What do I do if I cut the quick by accident?+
Apply styptic powder (Kwik Stop) firmly to the bleeding nail for 10 to 15 seconds. If you have no styptic powder, plain cornstarch or flour works in a pinch. The bleeding looks dramatic but stops quickly with pressure. The cat may not let you trim that paw again for several sessions, which is normal.
Can I just let my cat use the scratching post and skip trims?+
Scratching posts wear down the outer sheath but do not shorten the claw itself. Indoor cats need both. A cat that exclusively scratches and is never trimmed eventually develops claws that curl into the paw pad, especially on the dewclaw which does not touch the floor during normal scratching.

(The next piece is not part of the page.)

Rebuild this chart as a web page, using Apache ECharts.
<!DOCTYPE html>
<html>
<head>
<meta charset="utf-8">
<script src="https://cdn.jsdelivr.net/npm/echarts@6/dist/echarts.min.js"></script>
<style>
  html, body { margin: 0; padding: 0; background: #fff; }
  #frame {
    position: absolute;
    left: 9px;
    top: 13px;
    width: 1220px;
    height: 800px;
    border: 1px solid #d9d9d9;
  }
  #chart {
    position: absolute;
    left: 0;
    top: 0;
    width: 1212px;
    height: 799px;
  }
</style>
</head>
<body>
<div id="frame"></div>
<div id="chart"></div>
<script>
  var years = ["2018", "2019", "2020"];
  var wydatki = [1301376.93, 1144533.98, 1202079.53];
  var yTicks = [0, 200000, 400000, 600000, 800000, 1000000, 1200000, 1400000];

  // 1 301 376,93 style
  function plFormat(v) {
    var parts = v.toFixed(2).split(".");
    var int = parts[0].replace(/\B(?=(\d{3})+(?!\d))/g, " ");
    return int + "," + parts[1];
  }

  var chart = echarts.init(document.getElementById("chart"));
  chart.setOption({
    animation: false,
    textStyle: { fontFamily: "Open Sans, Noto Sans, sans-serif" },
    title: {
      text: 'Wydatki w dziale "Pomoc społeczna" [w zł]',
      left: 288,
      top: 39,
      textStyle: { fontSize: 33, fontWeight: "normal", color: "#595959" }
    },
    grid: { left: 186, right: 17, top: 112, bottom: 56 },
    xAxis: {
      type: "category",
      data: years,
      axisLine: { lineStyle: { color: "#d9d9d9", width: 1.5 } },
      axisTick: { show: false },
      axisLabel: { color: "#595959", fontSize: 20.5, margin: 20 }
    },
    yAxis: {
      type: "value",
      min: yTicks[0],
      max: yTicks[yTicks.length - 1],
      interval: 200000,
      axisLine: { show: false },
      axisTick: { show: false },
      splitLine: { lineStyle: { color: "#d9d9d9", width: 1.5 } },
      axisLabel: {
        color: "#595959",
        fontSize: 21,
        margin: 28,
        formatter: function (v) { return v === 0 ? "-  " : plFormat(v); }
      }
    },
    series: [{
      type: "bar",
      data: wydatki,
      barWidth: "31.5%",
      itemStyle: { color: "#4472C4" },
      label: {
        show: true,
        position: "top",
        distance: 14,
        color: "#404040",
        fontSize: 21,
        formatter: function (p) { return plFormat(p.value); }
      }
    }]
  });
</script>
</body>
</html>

Should I declaw a cat that resists nail trimming?+
No. Declawing is a partial amputation of the toe and is banned in many countries and US states for animal welfare reasons. The alternative is consistent desensitization training over weeks, combined with scratching post placement and softpaw nail caps if trimming truly cannot be made tolerable. A feline behaviorist can help with severe cases.